# [Given request]
Skip all pictures, then copy the lines from the start of the data through the line with "2250, 2500, 2750];", keeping both ends.

[start]

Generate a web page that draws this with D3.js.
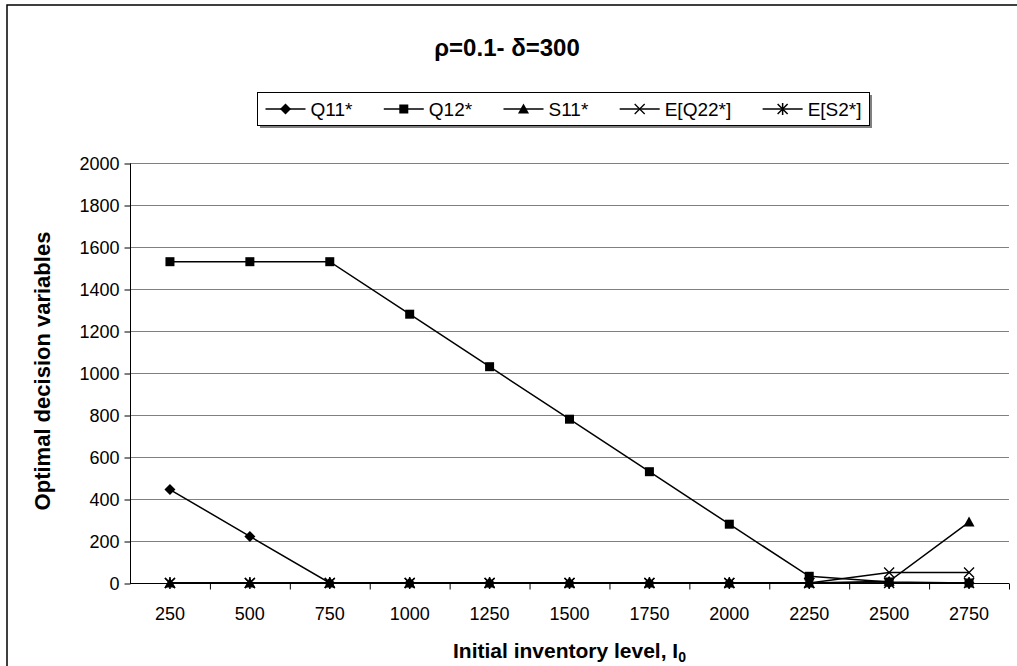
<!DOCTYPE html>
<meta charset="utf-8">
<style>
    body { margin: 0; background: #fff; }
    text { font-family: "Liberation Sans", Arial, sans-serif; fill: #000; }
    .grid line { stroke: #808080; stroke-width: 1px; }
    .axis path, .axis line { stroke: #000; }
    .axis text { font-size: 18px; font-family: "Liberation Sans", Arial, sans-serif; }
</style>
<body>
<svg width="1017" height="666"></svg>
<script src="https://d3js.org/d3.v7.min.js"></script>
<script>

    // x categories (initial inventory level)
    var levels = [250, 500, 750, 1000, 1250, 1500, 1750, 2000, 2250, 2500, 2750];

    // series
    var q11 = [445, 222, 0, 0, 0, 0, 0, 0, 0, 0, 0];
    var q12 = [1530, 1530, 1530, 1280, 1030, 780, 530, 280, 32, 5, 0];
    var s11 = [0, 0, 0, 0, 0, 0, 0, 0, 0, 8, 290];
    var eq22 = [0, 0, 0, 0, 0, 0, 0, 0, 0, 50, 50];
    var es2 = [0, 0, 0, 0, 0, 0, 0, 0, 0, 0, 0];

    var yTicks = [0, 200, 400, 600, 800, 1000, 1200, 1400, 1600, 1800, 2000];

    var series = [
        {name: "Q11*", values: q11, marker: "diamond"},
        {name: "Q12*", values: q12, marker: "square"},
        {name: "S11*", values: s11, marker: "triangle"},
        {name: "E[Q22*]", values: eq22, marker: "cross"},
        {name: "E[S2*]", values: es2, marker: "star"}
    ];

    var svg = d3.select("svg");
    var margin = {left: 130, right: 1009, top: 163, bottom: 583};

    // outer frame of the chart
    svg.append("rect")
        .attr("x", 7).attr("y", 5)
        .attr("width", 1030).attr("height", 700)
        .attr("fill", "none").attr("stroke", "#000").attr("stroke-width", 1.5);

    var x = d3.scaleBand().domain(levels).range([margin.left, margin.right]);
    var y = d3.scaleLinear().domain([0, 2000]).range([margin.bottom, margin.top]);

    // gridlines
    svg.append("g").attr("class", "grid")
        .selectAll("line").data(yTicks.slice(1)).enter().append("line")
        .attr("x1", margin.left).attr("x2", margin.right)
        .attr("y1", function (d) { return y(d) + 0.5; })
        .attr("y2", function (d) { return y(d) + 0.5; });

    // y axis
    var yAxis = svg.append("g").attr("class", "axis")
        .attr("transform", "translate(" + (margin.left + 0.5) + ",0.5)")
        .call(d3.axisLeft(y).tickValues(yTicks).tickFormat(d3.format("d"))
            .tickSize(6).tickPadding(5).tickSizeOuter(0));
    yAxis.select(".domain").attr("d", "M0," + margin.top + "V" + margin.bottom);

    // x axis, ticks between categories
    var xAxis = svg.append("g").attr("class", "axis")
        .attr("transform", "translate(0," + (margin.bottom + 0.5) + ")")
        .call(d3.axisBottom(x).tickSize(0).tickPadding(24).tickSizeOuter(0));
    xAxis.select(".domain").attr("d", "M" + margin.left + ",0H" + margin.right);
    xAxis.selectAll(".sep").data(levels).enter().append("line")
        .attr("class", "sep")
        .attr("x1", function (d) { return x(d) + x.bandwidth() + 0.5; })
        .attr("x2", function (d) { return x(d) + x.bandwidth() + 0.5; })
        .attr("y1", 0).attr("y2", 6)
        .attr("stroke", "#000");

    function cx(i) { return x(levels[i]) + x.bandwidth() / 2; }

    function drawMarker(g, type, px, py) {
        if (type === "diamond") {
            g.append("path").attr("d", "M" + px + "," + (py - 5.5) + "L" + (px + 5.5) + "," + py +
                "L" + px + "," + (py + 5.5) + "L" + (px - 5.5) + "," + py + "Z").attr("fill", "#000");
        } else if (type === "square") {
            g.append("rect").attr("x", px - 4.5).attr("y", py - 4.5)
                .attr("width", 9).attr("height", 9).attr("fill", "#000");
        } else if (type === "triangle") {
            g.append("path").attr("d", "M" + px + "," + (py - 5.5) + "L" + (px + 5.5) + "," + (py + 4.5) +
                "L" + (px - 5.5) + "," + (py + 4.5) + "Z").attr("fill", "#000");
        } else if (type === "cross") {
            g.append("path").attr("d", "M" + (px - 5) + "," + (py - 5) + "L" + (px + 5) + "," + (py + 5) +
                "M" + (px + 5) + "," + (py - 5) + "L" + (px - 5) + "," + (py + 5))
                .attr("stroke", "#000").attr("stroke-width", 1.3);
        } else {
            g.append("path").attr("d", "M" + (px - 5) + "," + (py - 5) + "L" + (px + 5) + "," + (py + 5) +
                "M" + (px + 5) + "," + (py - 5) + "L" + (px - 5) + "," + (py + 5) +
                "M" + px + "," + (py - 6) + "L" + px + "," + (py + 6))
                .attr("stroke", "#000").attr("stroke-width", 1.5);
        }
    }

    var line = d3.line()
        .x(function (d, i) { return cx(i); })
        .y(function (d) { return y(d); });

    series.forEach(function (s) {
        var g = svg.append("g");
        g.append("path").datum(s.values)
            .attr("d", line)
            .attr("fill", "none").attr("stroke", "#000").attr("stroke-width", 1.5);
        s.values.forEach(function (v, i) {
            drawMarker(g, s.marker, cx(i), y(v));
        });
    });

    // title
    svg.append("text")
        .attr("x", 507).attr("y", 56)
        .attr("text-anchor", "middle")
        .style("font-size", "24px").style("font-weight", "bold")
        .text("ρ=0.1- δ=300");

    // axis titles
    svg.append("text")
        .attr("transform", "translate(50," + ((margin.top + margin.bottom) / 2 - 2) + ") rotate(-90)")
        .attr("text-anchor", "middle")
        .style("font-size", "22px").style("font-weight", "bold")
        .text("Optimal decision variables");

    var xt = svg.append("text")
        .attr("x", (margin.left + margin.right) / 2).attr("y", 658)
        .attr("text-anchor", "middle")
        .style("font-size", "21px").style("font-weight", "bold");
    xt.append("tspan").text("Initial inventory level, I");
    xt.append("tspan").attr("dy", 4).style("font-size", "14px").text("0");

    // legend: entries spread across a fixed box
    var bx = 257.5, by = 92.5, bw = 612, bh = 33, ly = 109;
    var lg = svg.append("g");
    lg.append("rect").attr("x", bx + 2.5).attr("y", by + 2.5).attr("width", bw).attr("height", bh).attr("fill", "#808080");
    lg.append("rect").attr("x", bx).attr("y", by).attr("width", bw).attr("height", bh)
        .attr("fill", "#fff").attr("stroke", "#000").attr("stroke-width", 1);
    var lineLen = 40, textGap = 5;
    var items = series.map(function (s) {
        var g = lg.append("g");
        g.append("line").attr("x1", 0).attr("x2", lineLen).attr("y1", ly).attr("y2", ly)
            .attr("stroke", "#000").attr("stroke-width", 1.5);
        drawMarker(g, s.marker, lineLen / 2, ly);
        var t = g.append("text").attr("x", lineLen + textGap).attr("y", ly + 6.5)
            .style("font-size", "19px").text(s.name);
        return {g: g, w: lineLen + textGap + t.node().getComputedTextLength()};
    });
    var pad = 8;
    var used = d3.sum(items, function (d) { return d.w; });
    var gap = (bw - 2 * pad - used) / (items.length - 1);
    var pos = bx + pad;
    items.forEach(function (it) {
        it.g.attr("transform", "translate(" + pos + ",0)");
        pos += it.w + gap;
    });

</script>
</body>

[end]

# [Task result]
Generate a web page that draws this with D3.js.
<!DOCTYPE html>
<meta charset="utf-8">
<style>
    body { margin: 0; background: #fff; }
    text { font-family: "Liberation Sans", Arial, sans-serif; fill: #000; }
    .grid line { stroke: #808080; stroke-width: 1px; }
    .axis path, .axis line { stroke: #000; }
    .axis text { font-size: 18px; font-family: "Liberation Sans", Arial, sans-serif; }
</style>
<body>
<svg width="1017" height="666"></svg>
<script src="https://d3js.org/d3.v7.min.js"></script>
<script>

    // x categories (initial inventory level)
    var levels = [250, 500, 750, 1000, 1250, 1500, 1750, 2000, 2250, 2500, 2750];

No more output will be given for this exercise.